GIVEN DATA —
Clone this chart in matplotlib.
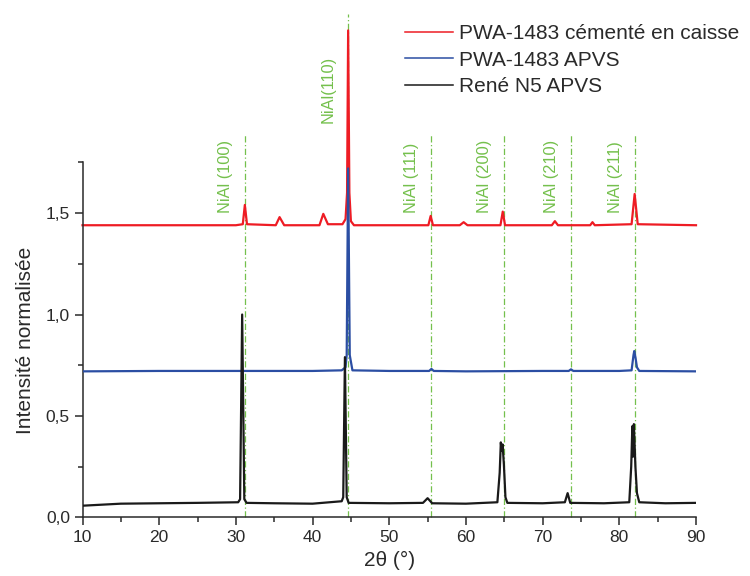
"""
XRD patterns of the aluminide coatings, stacked with offsets, with the NiAl reflections marked.
"""

import matplotlib
matplotlib.use("Agg")
import matplotlib.pyplot as plt
from matplotlib.ticker import MultipleLocator, FuncFormatter

plt.rcParams['font.family'] = ['Liberation Sans', 'DejaVu Sans']

# René N5 APVS (2theta, normalised intensity)
rene_tt = [10, 15, 20, 25, 30.3, 30.55, 30.82, 31.1, 31.4, 35, 40, 43.8, 44.0,
           44.22, 44.45, 44.7, 50, 54.4, 55.0, 55.6, 60, 64.1, 64.4, 64.55, 64.65,
           64.78, 64.95, 65.15, 65.4, 70, 72.9, 73.26, 73.6, 78, 81.3, 81.55, 81.7,
           81.8, 81.9, 82.1, 82.3, 82.6, 86, 90]
rene_int = [0.058, 0.068, 0.070, 0.072, 0.075, 0.09, 1.0, 0.09, 0.072, 0.070, 0.068,
            0.08, 0.10, 0.79, 0.10, 0.072, 0.070, 0.072, 0.095, 0.070, 0.068, 0.075,
            0.22, 0.37, 0.33, 0.36, 0.26, 0.10, 0.072, 0.070, 0.075, 0.12, 0.072,
            0.070, 0.075, 0.25, 0.45, 0.30, 0.46, 0.25, 0.12, 0.075, 0.070, 0.072]

# PWA-1483 APVS
apvs_tt = [10, 20, 30, 40, 43.8, 44.3, 44.45, 44.64, 44.85, 45.2, 50, 55.2, 55.5,
           55.8, 60, 70, 73.4, 73.7, 74.0, 80, 81.6, 81.85, 81.95, 82.1, 82.3, 82.6, 90]
apvs_int = [0.720, 0.722, 0.722, 0.722, 0.725, 0.74, 0.80, 1.72, 0.80, 0.725, 0.722,
            0.722, 0.732, 0.722, 0.720, 0.722, 0.722, 0.73, 0.722, 0.722, 0.725, 0.80,
            0.82, 0.79, 0.74, 0.722, 0.720]

# PWA-1483 cémenté en caisse
pack_tt = [10, 20, 30, 30.9, 31.17, 31.45, 35.2, 35.7, 36.3, 40.9, 41.4, 42.0, 43.9,
           44.3, 44.5, 44.64, 44.8, 45.0, 45.4, 50, 55.1, 55.4, 55.7, 59.2, 59.7, 60.2,
           64.5, 64.8, 65.1, 71.2, 71.6, 72.0, 76.2, 76.5, 76.8, 81.6, 82.0, 82.4, 90]
pack_int = [1.44, 1.44, 1.44, 1.445, 1.54, 1.445, 1.44, 1.48, 1.44, 1.44, 1.496, 1.445,
            1.445, 1.47, 1.6, 2.40, 1.6, 1.46, 1.44, 1.44, 1.44, 1.486, 1.44, 1.44, 1.455,
            1.44, 1.44, 1.507, 1.44, 1.44, 1.46, 1.44, 1.44, 1.455, 1.44, 1.445, 1.594,
            1.445, 1.44]

series_labels = ["PWA-1483 cémenté en caisse", "PWA-1483 APVS", "René N5 APVS"]

# NiAl reference reflections
nial_pos = [31.2, 44.6, 55.5, 65.0, 73.7, 82.1]
nial_labels = ["NiAl (100)", "NiAl(110)", "NiAl (111)", "NiAl (200)", "NiAl (210)", "NiAl (211)"]

x_ticks = [10, 20, 30, 40, 50, 60, 70, 80, 90]

RED = '#ee1c24'
BLUE = '#2b4ea3'
BLACK = '#1a1a1a'
GREEN = '#74c04c'
INK = '#2a2a2a'


def comma_fmt(v, pos):
    return f"{v:.1f}".replace('.', ',')


def main():
    fig = plt.figure(figsize=(7.5, 5.76), dpi=100)
    ax = fig.add_axes([0.110, 0.1016, 0.818, 0.6166])

    # reference lines first so the patterns sit on top
    for pos, lab in zip(nial_pos, nial_labels):
        top = 2.48 if lab == "NiAl(110)" else 1.885
        ax.plot([pos, pos], [0, top], color=GREEN, lw=0.9,
                ls=(0, (5, 2, 1, 2)), clip_on=False, zorder=1)
        ybot = 1.944 if lab == "NiAl(110)" else 1.50
        ax.annotate(lab, xy=(pos, ybot), xytext=(-14, 0), textcoords='offset points',
                    rotation=90, ha='center', va='bottom', color=GREEN,
                    fontsize=11.8, annotation_clip=False)

    ax.plot(pack_tt, pack_int, color=RED, lw=1.6, label=series_labels[0],
            clip_on=False, zorder=2)
    ax.plot(apvs_tt, apvs_int, color=BLUE, lw=1.6, label=series_labels[1], zorder=3)
    ax.plot(rene_tt, rene_int, color=BLACK, lw=1.6, label=series_labels[2], zorder=4)

    ax.set_xlim(10, 90)
    ax.set_ylim(0, 1.75)
    ax.set_xticks(x_ticks)
    ax.xaxis.set_minor_locator(MultipleLocator(5))
    ax.yaxis.set_major_locator(MultipleLocator(0.5))
    ax.yaxis.set_minor_locator(MultipleLocator(0.25))
    ax.yaxis.set_major_formatter(FuncFormatter(comma_fmt))

    for side in ['top', 'right']:
        ax.spines[side].set_visible(False)
    for side in ['left', 'bottom']:
        ax.spines[side].set_linewidth(1.1)
        ax.spines[side].set_color(INK)
    ax.tick_params(which='major', direction='out', length=6, width=1.1,
                   labelsize=12.5, colors=INK, pad=3)
    ax.tick_params(which='minor', direction='out', length=3.8, width=1.1, colors=INK)

    ax.set_xlabel("2θ (°)", fontsize=15, color=INK, labelpad=4)
    ax.set_ylabel("Intensité normalisée", fontsize=15, color=INK, labelpad=8)

    leg = ax.legend(loc='upper left', bbox_to_anchor=(405 / 750, 1 - 24 / 576),
                    bbox_transform=fig.transFigure, frameon=False, fontsize=15,
                    handlelength=2.29, handletextpad=0.32, labelspacing=0.36,
                    borderpad=0, borderaxespad=0)
    for t in leg.get_texts():
        t.set_color(INK)
    for h in leg.get_lines():
        h.set_linewidth(1.1)

    fig.savefig("out.png", dpi=100)
    plt.close(fig)


if __name__ == "__main__":
    main()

SHORT TASK — Write down every line from the opening of the listing to the line with "0.82, 0.79, 0.74, 0.722, 0.720]", both included, and nothing else; the pictures are omitted.

TASK OUTPUT —
Clone this chart in matplotlib.
"""
XRD patterns of the aluminide coatings, stacked with offsets, with the NiAl reflections marked.
"""

import matplotlib
matplotlib.use("Agg")
import matplotlib.pyplot as plt
from matplotlib.ticker import MultipleLocator, FuncFormatter

plt.rcParams['font.family'] = ['Liberation Sans', 'DejaVu Sans']

# René N5 APVS (2theta, normalised intensity)
rene_tt = [10, 15, 20, 25, 30.3, 30.55, 30.82, 31.1, 31.4, 35, 40, 43.8, 44.0,
           44.22, 44.45, 44.7, 50, 54.4, 55.0, 55.6, 60, 64.1, 64.4, 64.55, 64.65,
           64.78, 64.95, 65.15, 65.4, 70, 72.9, 73.26, 73.6, 78, 81.3, 81.55, 81.7,
           81.8, 81.9, 82.1, 82.3, 82.6, 86, 90]
rene_int = [0.058, 0.068, 0.070, 0.072, 0.075, 0.09, 1.0, 0.09, 0.072, 0.070, 0.068,
            0.08, 0.10, 0.79, 0.10, 0.072, 0.070, 0.072, 0.095, 0.070, 0.068, 0.075,
            0.22, 0.37, 0.33, 0.36, 0.26, 0.10, 0.072, 0.070, 0.075, 0.12, 0.072,
            0.070, 0.075, 0.25, 0.45, 0.30, 0.46, 0.25, 0.12, 0.075, 0.070, 0.072]

# PWA-1483 APVS
apvs_tt = [10, 20, 30, 40, 43.8, 44.3, 44.45, 44.64, 44.85, 45.2, 50, 55.2, 55.5,
           55.8, 60, 70, 73.4, 73.7, 74.0, 80, 81.6, 81.85, 81.95, 82.1, 82.3, 82.6, 90]
apvs_int = [0.720, 0.722, 0.722, 0.722, 0.725, 0.74, 0.80, 1.72, 0.80, 0.725, 0.722,
            0.722, 0.732, 0.722, 0.720, 0.722, 0.722, 0.73, 0.722, 0.722, 0.725, 0.80,
            0.82, 0.79, 0.74, 0.722, 0.720]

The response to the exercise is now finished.